Ik heb het geluk dat er geen onoverkomelijke dingen zijn die me tegenhouden om iets van m'n leven te maken. En ik ben me gaan realiseren dat geld meer is dan alleen cijfertjes op een bankrekening. Geld is een representatie van je dromen, je vrijheid, en uiteindelijk je eigenwaarde. Dat is denk ik ook waarom geld voor mij altijd een manier is geweest om mezelf ten gronde te richten – omdat ik mezelf zie als waardeloos en ervoor wil zorgen dat mijn banksaldo dat reflecteert.
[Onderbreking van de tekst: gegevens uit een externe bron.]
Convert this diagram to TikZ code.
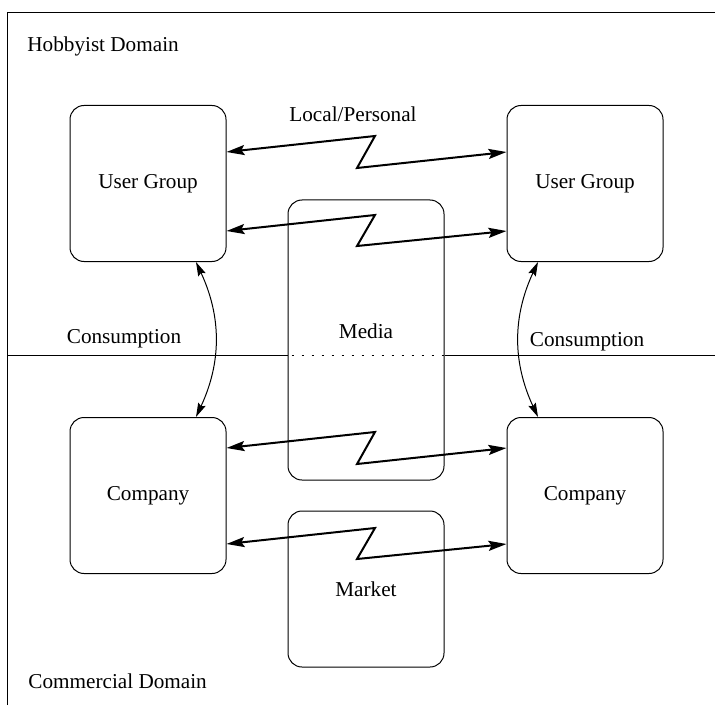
\documentclass[tikz,border=0pt]{standalone}
\usepackage{fontspec}
\setmainfont{Liberation Serif}
\usetikzlibrary{arrows.meta,calc,positioning}

\begin{document}
\begin{tikzpicture}[x=0.5pt,y=-0.5pt,
        font=\fontsize{10.6}{12.7}\selectfont,
        unitbox/.style={draw, line width=0.5pt, rounded corners=7pt, minimum width=78pt, minimum height=78pt, inner sep=0pt},
        tag/.style={inner sep=0pt},
        zigzag/.style={line width=1pt, {Stealth[length=9pt,width=5pt,inset=1.5pt]}-{Stealth[length=9pt,width=5pt,inset=1.5pt]}},
        consume/.style={line width=0.5pt, {Stealth[length=7pt,width=4pt,inset=1pt]}-{Stealth[length=7pt,width=4pt,inset=1pt]}},
        divider/.style={line width=0.5pt}]
            \useasboundingbox (0,0) rectangle (715,705);

            \node[unitbox] (hobbyl) at (148,183.5) {User Group};
            \node[unitbox] (hobbyr) at (585,183.5) {User Group};
            \node[unitbox] (compl) at (148,495.5) {Company};
            \node[unitbox] (compr) at (585,495.5) {Company};
            \node[unitbox, minimum height=140pt, label={[yshift=4.5pt]center:Media}] (media) at (366,340) {};
            \node[unitbox] (market) at (366,589) {Market};

            \draw[divider] (7.5,705) -- (7.5,12.3) -- (715,12.3);
            \draw[divider] (7.5,355) -- (media.west |- 0,355);
            \draw[divider, dash pattern=on 1pt off 4pt, dash phase=-2pt] (media.west |- 0,355) -- (media.east |- 0,355);
            \draw[divider] (media.east |- 0,355) -- (715,355);

            \node[tag, anchor=base west] (hobbyist) at (27,52) {Hobbyist Domain};
            \node[tag, anchor=base west] (commercial) at (28,688) {Commercial Domain};
            \node[tag, anchor=base] (local) at (353,122) {Local/Personal};
            \node[tag, anchor=base] (consl) at (124,343) {Consumption};
            \node[tag, anchor=base] (consr) at (587,346) {Consumption};

            \draw[zigzag] (hobbyl.east |- 0,152) -- (375,136) -- (357,168) -- (hobbyr.west |- 0,152);
            \draw[zigzag] (hobbyl.east |- 0,231) -- (375,215) -- (357,246) -- (hobbyr.west |- 0,231);
            \draw[zigzag] (compl.east |- 0,448) -- (375,432) -- (357,464) -- (compr.west |- 0,448);
            \draw[zigzag] (compl.east |- 0,544) -- (375,528) -- (357,559) -- (compr.west |- 0,544);

            \draw[consume] (hobbyl.south -| 196,0) to[bend left=25] (compl.north -| 196,0);
            \draw[consume] (hobbyr.south -| 538,0) to[bend right=25] (compr.north -| 538,0);
        \end{tikzpicture}
\end{document}
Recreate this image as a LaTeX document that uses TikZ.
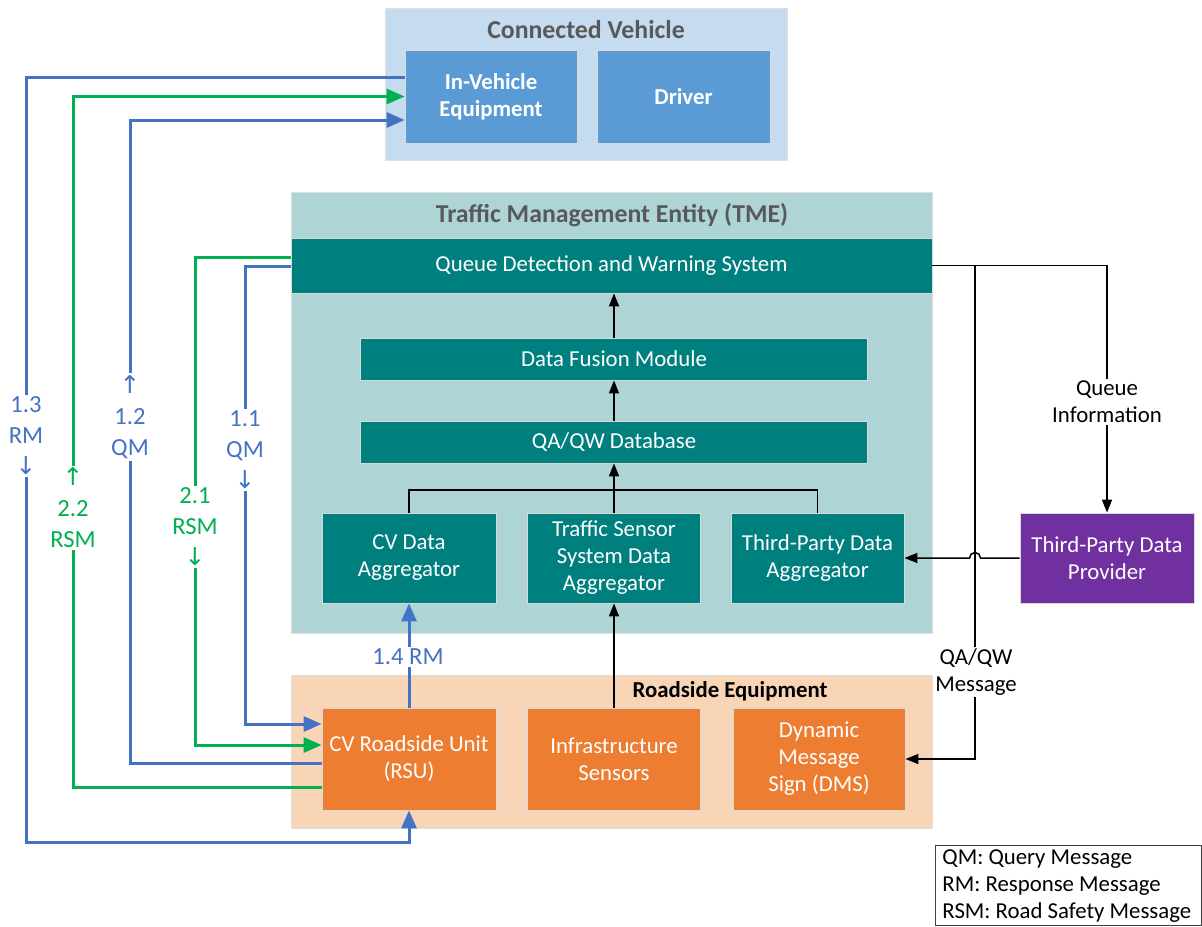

En tenzij ik dat kan veranderen, zal ik altijd veel te afhankelijk zijn van onverwachte belastingmeevallers en losse muntjes die ik op de stoep vind.

Ik wil met geld leren omgaan alsof het iets is waar ik controle over heb. Dat betekent dat ik niet meer tevreden moet zijn met tijdelijke kutbaantjes die weinig opleveren, dat ik mijn toekomst moet gaan behandelen alsof-ie ertoe doet, en dat ik geld moet gaan sparen. De eerste stap: bedenken waar ik m'n spaargeld ga laten. Onder mijn matras? In een porseleinen spaarvarken? Of moet ik het ergens op een spaarrekening parkeren? Dat laatste klinkt volgens mij het verstandigst. Ik zal de trotse eigenaar van een spaarrekening worden, en er zal eindelijk een wereld voor me opengaan – een wereld die z'n deuren voor armoezaaiers gesloten houdt.